Top: Buddhist Longquan Temple, which dates back to AD 951, offers a chance for quiet contemplation. Above: The view from the top is a panoramic portrait of old and new.
The bus ride to Fenghuangling is an interesting experience. Passing from city to village, it passes dramatically contrasting sights - estates of mansion-like houses, boasting wealth and lofty living, before encountering countless brown-brick shacks meshed together along narrow and low labyrinthine streets that resemble nothing of familiar Beijing. Finally, the journey enters the countryside, with plantations of fruit trees and an arc mountain range.
The entrance to the park is the final stop for the bus. On entering, visitors will immediately realize this is a different kind of destination to many other places of interest - it is clean and maintained but far from gaudy or commercialized.
With craggy peaks extending over 15 square kilometers, Fenghuangling offers a good two days' worth of hiking routes. Hiking poles in hand and loaded daypacks on their backs, the more serious of Beijing's hikers typically take off on either the north or south circular routes for a day of religious sites and ruins.

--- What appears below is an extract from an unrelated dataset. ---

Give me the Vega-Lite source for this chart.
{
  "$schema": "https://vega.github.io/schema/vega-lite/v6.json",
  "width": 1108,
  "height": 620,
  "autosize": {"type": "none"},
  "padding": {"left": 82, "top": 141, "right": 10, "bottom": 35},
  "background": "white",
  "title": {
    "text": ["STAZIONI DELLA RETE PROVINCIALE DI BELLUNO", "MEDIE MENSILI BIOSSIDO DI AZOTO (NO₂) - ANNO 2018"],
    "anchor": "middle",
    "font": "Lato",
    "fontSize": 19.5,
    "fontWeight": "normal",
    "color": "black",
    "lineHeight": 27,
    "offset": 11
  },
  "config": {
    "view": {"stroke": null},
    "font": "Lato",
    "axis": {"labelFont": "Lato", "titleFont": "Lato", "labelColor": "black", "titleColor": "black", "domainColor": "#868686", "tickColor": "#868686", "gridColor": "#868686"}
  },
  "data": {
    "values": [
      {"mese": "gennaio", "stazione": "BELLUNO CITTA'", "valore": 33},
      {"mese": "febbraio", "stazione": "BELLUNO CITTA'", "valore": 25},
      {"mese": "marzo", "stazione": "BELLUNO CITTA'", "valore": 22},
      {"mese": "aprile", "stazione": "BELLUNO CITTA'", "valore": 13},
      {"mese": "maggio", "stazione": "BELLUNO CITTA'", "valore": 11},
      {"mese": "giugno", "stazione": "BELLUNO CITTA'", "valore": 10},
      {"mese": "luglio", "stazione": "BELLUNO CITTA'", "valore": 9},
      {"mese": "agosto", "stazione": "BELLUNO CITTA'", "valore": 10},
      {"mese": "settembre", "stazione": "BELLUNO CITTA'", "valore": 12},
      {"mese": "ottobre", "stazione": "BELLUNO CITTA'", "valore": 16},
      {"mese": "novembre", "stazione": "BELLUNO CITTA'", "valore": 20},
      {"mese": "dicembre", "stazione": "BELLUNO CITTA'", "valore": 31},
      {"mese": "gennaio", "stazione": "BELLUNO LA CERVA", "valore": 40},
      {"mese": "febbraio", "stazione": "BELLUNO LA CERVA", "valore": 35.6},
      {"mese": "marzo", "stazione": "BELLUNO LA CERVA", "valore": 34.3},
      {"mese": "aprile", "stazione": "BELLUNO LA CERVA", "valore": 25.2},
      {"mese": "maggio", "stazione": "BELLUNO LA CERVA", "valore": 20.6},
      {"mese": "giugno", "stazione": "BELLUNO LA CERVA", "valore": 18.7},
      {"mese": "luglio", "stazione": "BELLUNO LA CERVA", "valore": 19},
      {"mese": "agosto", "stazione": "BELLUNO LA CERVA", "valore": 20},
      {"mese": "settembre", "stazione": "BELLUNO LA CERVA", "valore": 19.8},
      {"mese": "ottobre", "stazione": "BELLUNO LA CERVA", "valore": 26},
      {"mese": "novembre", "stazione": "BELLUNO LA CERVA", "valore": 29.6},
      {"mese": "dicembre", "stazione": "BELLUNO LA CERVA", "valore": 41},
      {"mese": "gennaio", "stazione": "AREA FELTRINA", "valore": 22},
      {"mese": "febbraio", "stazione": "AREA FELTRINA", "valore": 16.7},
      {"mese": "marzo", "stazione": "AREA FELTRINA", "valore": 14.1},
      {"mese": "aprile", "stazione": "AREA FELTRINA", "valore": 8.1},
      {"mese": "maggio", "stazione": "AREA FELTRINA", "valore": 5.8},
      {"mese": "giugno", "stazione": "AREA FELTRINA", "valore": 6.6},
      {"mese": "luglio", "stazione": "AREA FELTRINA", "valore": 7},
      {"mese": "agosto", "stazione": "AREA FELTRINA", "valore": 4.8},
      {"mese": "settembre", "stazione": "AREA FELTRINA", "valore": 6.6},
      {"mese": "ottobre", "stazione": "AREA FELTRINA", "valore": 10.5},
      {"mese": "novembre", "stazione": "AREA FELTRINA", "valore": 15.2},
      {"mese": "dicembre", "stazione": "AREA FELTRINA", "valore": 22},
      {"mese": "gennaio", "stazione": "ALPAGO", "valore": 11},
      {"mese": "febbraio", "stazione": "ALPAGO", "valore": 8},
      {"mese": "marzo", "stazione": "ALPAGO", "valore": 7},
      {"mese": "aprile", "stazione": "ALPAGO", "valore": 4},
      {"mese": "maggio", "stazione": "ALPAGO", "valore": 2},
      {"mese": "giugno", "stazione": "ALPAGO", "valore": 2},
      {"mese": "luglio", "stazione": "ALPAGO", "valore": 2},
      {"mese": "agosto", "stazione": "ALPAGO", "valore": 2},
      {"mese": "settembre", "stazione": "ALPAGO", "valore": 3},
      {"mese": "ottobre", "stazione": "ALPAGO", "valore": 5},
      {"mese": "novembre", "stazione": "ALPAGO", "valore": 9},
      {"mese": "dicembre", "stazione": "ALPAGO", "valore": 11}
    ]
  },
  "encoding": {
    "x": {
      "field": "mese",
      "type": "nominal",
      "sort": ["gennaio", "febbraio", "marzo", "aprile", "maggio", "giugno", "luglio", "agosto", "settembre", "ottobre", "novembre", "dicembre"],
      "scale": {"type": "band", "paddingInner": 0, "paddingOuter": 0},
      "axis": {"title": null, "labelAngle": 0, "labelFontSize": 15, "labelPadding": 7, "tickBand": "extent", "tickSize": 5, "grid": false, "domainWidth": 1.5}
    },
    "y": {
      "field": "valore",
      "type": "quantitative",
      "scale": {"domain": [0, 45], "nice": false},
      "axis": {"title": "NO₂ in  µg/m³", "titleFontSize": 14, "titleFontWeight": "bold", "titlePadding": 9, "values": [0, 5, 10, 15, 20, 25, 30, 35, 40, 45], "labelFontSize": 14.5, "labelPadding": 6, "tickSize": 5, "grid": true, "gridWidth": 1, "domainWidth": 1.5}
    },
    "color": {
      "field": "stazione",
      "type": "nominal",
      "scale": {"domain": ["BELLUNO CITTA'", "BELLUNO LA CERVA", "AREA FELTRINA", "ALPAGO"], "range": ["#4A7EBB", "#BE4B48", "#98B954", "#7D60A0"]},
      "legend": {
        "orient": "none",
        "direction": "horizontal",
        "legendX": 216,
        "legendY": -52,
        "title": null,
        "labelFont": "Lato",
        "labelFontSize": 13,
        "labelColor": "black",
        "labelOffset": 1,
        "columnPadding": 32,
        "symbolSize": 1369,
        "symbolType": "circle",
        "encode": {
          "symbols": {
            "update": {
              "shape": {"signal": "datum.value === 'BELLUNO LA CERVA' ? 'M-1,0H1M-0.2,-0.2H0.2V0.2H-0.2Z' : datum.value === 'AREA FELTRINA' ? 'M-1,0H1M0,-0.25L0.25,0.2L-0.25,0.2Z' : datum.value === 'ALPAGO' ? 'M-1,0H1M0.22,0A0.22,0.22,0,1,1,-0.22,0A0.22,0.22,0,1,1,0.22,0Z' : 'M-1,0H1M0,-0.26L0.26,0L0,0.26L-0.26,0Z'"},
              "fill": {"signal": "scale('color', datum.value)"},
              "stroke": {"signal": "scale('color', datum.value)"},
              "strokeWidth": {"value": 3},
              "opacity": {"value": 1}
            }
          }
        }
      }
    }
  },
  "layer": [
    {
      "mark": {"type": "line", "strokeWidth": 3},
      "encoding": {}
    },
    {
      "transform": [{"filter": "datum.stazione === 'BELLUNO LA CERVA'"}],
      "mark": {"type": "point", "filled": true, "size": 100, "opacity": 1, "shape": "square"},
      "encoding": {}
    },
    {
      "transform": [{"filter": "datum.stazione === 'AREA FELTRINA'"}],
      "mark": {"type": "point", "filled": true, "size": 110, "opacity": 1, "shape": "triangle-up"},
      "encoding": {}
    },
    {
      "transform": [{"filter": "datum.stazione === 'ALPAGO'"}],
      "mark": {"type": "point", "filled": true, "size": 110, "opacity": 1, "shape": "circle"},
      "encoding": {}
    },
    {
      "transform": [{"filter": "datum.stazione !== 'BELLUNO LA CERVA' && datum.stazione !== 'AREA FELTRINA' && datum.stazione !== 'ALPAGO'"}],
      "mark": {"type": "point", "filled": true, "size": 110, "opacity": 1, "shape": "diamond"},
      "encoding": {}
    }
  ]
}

A carved structure known locally as Immortal's Footprint. Photos by Shannon Aitken / For China Daily
One of Fenghuangling's major attractions is Buddhist Longquan Temple. Not far from the entrance is the ancient temple, originally built in AD 951. Inside the gates is a single-arc stone bridge, which is the largest and oldest of its kind in Beijing. There are also two ginkgo trees, a male and a female, that have stood here for more than 1,000 years.
The original temple was almost completely destroyed in the "cultural revolution" (1966-76), but when the park was opened in 1995 the government and devotees worked to restore the temple and its monastery.

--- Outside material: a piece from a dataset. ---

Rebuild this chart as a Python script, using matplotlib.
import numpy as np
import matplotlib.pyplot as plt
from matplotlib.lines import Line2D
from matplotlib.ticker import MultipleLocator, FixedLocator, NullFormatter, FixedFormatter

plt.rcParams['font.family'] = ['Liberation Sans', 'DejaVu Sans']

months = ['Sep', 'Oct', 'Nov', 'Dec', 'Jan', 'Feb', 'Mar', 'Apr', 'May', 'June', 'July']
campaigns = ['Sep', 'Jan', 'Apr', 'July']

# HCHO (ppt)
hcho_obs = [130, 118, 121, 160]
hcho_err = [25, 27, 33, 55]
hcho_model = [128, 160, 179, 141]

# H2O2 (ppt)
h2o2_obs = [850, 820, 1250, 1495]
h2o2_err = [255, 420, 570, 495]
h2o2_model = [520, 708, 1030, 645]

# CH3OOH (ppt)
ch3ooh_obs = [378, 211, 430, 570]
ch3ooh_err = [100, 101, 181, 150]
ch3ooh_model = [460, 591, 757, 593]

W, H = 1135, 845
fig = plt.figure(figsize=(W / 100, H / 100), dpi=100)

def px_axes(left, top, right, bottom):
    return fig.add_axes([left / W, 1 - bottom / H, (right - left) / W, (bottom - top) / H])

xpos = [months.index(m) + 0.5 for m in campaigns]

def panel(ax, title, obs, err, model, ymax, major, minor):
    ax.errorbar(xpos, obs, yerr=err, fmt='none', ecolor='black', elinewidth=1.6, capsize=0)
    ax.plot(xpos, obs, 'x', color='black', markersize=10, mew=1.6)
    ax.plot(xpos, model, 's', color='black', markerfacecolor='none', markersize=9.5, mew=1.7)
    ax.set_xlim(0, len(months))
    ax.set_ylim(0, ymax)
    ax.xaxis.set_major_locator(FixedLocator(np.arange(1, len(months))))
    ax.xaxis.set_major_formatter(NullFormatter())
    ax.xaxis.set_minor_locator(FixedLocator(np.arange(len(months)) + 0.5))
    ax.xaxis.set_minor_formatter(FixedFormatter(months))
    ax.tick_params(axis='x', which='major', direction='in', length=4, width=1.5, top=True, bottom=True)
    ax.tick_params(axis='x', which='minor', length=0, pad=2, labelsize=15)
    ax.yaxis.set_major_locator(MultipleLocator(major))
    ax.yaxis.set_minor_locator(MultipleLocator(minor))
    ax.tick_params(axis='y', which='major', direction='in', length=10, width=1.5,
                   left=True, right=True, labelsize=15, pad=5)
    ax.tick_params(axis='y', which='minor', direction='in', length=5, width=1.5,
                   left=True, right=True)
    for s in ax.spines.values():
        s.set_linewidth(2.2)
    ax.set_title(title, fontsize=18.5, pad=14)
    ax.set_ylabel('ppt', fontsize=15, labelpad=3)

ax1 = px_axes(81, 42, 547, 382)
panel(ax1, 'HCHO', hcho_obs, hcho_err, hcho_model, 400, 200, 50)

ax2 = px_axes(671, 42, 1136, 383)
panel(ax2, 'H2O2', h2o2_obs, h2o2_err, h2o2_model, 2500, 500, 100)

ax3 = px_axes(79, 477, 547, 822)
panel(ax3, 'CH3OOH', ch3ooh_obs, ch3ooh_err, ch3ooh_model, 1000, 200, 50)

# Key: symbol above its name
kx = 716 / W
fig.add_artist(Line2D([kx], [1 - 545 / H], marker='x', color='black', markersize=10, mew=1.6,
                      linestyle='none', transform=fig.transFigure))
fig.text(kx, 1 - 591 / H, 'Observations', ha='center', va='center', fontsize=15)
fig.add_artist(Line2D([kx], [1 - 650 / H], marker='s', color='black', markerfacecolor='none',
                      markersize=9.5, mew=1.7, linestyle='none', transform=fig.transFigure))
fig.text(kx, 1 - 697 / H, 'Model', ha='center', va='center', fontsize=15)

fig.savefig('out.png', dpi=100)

Leaving the temple, hikers will need to decide which route they will take: south, middle or north.
However, it does not matter much which track is taken since, as the girl at the park's ticket office noted, there is no "best" place.
"Just as long as you're out walking, then that's good enough," she said.
Being the most accessible pass, the middle route is definitely the most trodden. It rises up into the mountains and has an ever-present view of the valley below. It is not the most beautiful vista, marked by pockets of high-rises and factories, but it is impressively expansive.
Along the way, there are numerous pavilions to rest at and contemplate the world below. There are also dozens of other features, such as shrines, ponds, springs, pagodas and caves.
Interesting natural rock formations are everywhere. Lion Hill, Jade Rabbit Stone and the Immortal's Footprint are just a few of the features that look just as their names imply.
Pressing higher, the scenery changes. The world below disappears and the track becomes less beaten, less concrete. A silence descends and travelers are surrounded by nature.
In warmer months, guesthouses can be found along the south route to allow some extra days of hiking.
Fenghuangling is perhaps one of the more enjoyable hiking areas in Beijing. It is peaceful, constantly interesting and crowd-free.